The Darrunda wajaarr Green Team, an important partner of the Jaliigirr Biodiversity Alliance.


Uncle Larry Kelly – Gumbaynggirr Elder.


The Jaliigirr Biodiversity Alliance exists within the Gumbaynggirr Aboriginal Nation, and the Alliance appreciates and values the attachment of Aboriginal communities to this landscape.

The lands of the Gumbaynggirr people cover the coastal strip from Nambucca Heads in the south to Red Rock in the north, extending inland to Grafton, and westward to Glen Innes, Guyra and Wollomombi. The Gumbaynggirr  traditional custodians maintain strong cultural connections to, and across, this landscape and the Alliance recognises that the Gumbaynggirr people continue practices in natural resource management consistent with tens of thousands of years of knowledge and experience. 

The Alliance appreciates the important role of our Aboriginal partners and their representatives, and has chosen the word “Jaliigirr“, the Gumbaynggirr word for tree, to represent the partnership.  Our partnership includes representatives from the Gumbaynggirr Elders, Coffs Harbour and District Local Aboriginal Land Council and the Dorrigo Plateau Local Aboriginal Land Council, and the Alliance is a proud supporter of the Darrunda Wajaarr Green Team.

We would also like to acknowledge the special contributions of Uncle Larry Kelly, Robin Heath and Aunty Shaa Smith who have been integral to the establishment of the Alliance and the coordination and delivery of Alliance activities. 


Yandaarra, Shifting Camp Together. Caring for Country: Geographies of Co-existence in Gumbaynggirr Country

This research project, led by Aunty Shaa Smith, aims to facilitate the building of relationship between custodial Gumbaynggirr people and Country, and with NRM organisations and practitioners of the Jaliigirr Alliance to build a better understanding of what Gumbaynggirr-led Caring for Country might look like, and how it might be practiced, today. The research is a collaboration between the Gumbaynggirr people led by Aunty Shaa Smith with Neeyan Smith, the Jaliigirr Biodiversity Alliance of NRM organisations, University of Newcastle, and Gumbaynggirr Country on the NSW mid-north coast.
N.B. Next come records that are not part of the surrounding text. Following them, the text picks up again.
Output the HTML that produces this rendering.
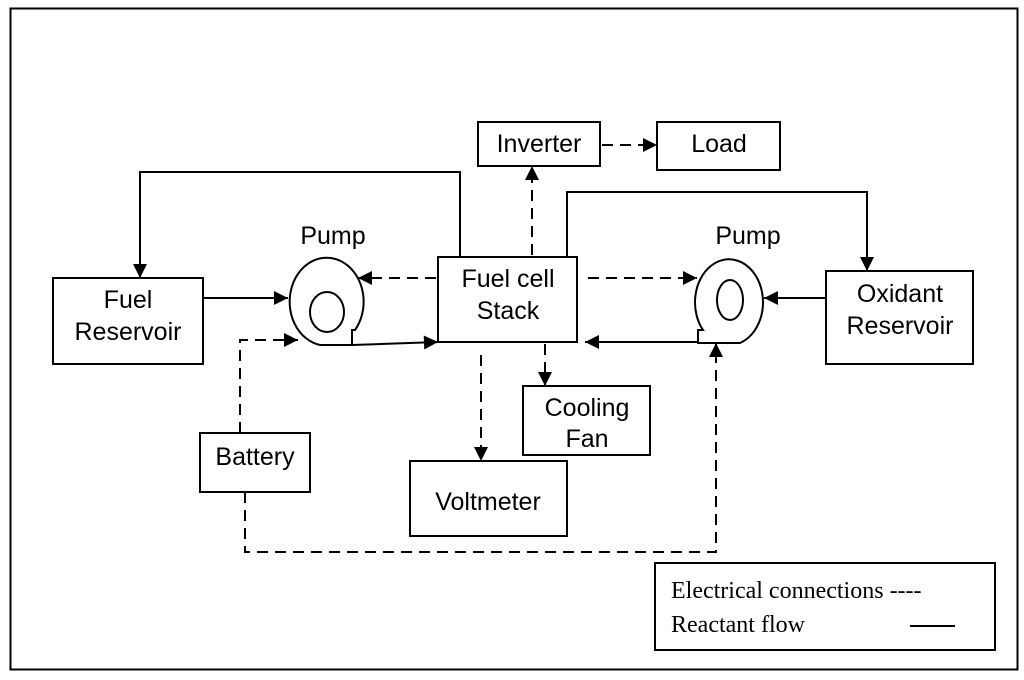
<html><body style="margin:0;background:#fff">
<svg width="1024" height="680" viewBox="0 0 1024 680" xmlns="http://www.w3.org/2000/svg" style="display:block">
<defs>
<marker id="b" viewBox="0 0 10 10" markerWidth="16" markerHeight="14" refX="10" refY="5" orient="auto" markerUnits="userSpaceOnUse"><path d="M0,0 L10,5 L0,10 z" fill="#000"/></marker></defs>
<rect x="10.5" y="8.5" width="1007" height="661" fill="none" stroke="#000" stroke-width="2"/>
<g fill="none" stroke="#000" stroke-width="2">
<rect x="53" y="278" width="150" height="86"/>
<rect x="438" y="257" width="139" height="85"/>
<rect x="478" y="122" width="122" height="44"/>
<rect x="657" y="122" width="123" height="48"/>
<rect x="826" y="271" width="147" height="93"/>
<rect x="523" y="386" width="127" height="69"/>
<rect x="410" y="461" width="157" height="75"/>
<rect x="200" y="433" width="110" height="59"/>
<rect x="655" y="563" width="340" height="87"/>
<path d="M320,345 A37,44 0 1 1 355,330 L352,330 L352,345 Z"/>
<ellipse cx="327" cy="312" rx="17" ry="20"/>
<path d="M740,343 A34,43 0 1 0 703,330 L698,330 L698,343 Z"/>
<ellipse cx="730" cy="300" rx="13" ry="20"/>
<polyline points="460,257 460,172 140,172 140,278" marker-end="url(#b)"/>
<polyline points="567,257 567,192 867,192 867,271" marker-end="url(#b)"/>
<line x1="203" y1="298" x2="288" y2="298" marker-end="url(#b)"/>
<polyline points="352,345 438,342" marker-end="url(#b)"/>
<line x1="697" y1="342" x2="585" y2="342" marker-end="url(#b)"/>
<line x1="826" y1="298" x2="764" y2="298" marker-end="url(#b)"/>
<line x1="910" y1="626" x2="955" y2="626"/>
</g>
<g fill="none" stroke="#000" stroke-width="2" stroke-dasharray="11,7">
<line x1="436" y1="278" x2="358" y2="278" marker-end="url(#b)"/>
<polyline points="240,433 240,340 298,340" marker-end="url(#b)"/>
<line x1="532" y1="255" x2="532" y2="166" marker-end="url(#b)"/>
<line x1="602" y1="145" x2="657" y2="145" marker-end="url(#b)"/>
<line x1="588" y1="278" x2="697" y2="278" marker-end="url(#b)"/>
<line x1="545" y1="344" x2="545" y2="386" marker-end="url(#b)"/>
<line x1="481" y1="355" x2="481" y2="461" marker-end="url(#b)"/>
<polyline points="245,492 245,552 716,552 716,343" marker-end="url(#b)"/>
</g>
<g font-family="Liberation Sans, sans-serif" font-size="25" text-anchor="middle" fill="#000">
<text x="128" y="308">Fuel</text><text x="128" y="340">Reservoir</text>
<text x="333" y="244">Pump</text><text x="748" y="244">Pump</text>
<text x="508" y="287">Fuel cell</text><text x="508" y="319">Stack</text>
<text x="539" y="152">Inverter</text><text x="719" y="152">Load</text>
<text x="900" y="302">Oxidant</text><text x="900" y="334">Reservoir</text>
<text x="587" y="416">Cooling</text><text x="587" y="447">Fan</text>
<text x="488" y="510">Voltmeter</text>
<text x="255" y="465">Battery</text>
</g>
<g font-family="Liberation Serif, serif" font-size="24" fill="#000">
<text x="671" y="598">Electrical connections ----</text>
<text x="671" y="632">Reactant flow</text>
</g>
</svg>
</body></html>
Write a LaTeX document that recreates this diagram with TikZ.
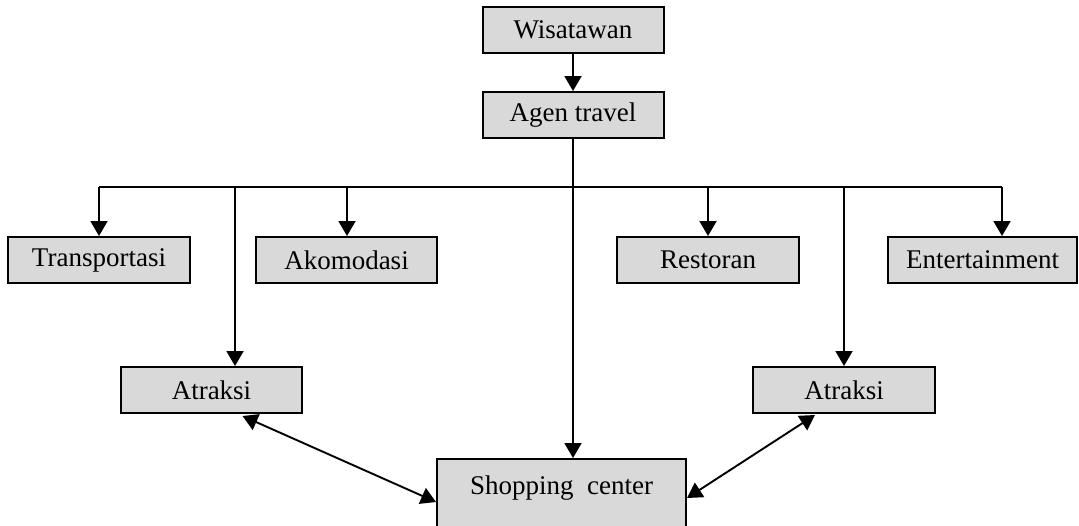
\documentclass[tikz,border=0pt]{standalone}
\usepackage{fontspec}
\setmainfont{Liberation Serif}
\usetikzlibrary{arrows.meta,calc}
\definecolor{boxgray}{RGB}{217,217,217}
\begin{document}
\begin{tikzpicture}[x=0.5pt,y=-0.5pt,
  box/.style={draw=black,line width=1pt,fill=boxgray,rectangle,minimum height=23pt,
    inner sep=0pt,font=\fontsize{13.5}{15}\selectfont},
  conn/.style={line width=0.95pt},
  arr/.style={conn,-{Triangle[width=8.5pt,length=7.5pt]}},
  darr/.style={conn,{Triangle[width=8.5pt,length=7.5pt]}-{Triangle[width=8.5pt,length=7.5pt]}}]
\clip (0,0) rectangle (1079,525);
% nodes
\node[box,minimum width=90.5pt] (wis) at (573,30) {Wisatawan};
\node[box,minimum width=90.5pt] (agen) at (573,115) {Agen travel};
\node[box,minimum width=91pt] (trans) at (99,260) {Transportasi};
\node[box,minimum width=90.5pt] (akom) at (346.5,260) {Akomodasi};
\node[box,minimum width=91pt] (rest) at (708,260) {Restoran};
\node[box,minimum width=94.5pt] (ent) at (982.5,260) {Entertainment};
\node[box,minimum width=90.5pt] (atrL) at (211.5,390) {Atraksi};
\node[box,minimum width=91pt] (atrR) at (844,390) {Atraksi};
\node[box,anchor=north,minimum width=124.5pt,minimum height=0pt,text height=17.5pt,text depth=30pt] (shop) at (561.5,458) {Shopping\ \ center};
% bus coordinates
\coordinate (jT) at (99,187);
\coordinate (jAL) at (235,187);
\coordinate (jAk) at (347,187);
\coordinate (jC) at (573,187);
\coordinate (jR) at (708,187);
\coordinate (jAR) at (844,187);
\coordinate (jE) at (1002,187);
% connectors
\draw[arr] (wis) -- (agen);
\draw[conn] (jT) -- (jE);
\draw[arr] (agen.south -| jC) -- (shop.north -| jC);
\draw[arr] (jT) -- (trans.north);
\draw[arr] (jAk) -- (jAk |- akom.north);
\draw[arr] (jR) -- (rest.north);
\draw[arr] (jE) -- (jE |- ent.north);
\draw[arr] (jAL) -- (jAL |- atrL.north);
\draw[arr] (jAR) -- (atrR.north);
\draw[darr] ($(atrL.south)+(31,2)$) -- ($(shop.north west)+(0,44)$);
\draw[darr] ($(atrR.south)+(-29,1)$) -- ($(shop.north east)+(0,40)$);
\end{tikzpicture}
\end{document}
Cultural Connections for Glideways

The Centre for Ecological Learning (CEL), as a partner of Jaliigirr Biodiversity Alliance, delivered a pilot Traditional Cultural Corridors project. Gliders and glideways have been identified as highly important indicators of conservation connectivity health as well as offering both a recognisable and iconic way for the broader community to become involved.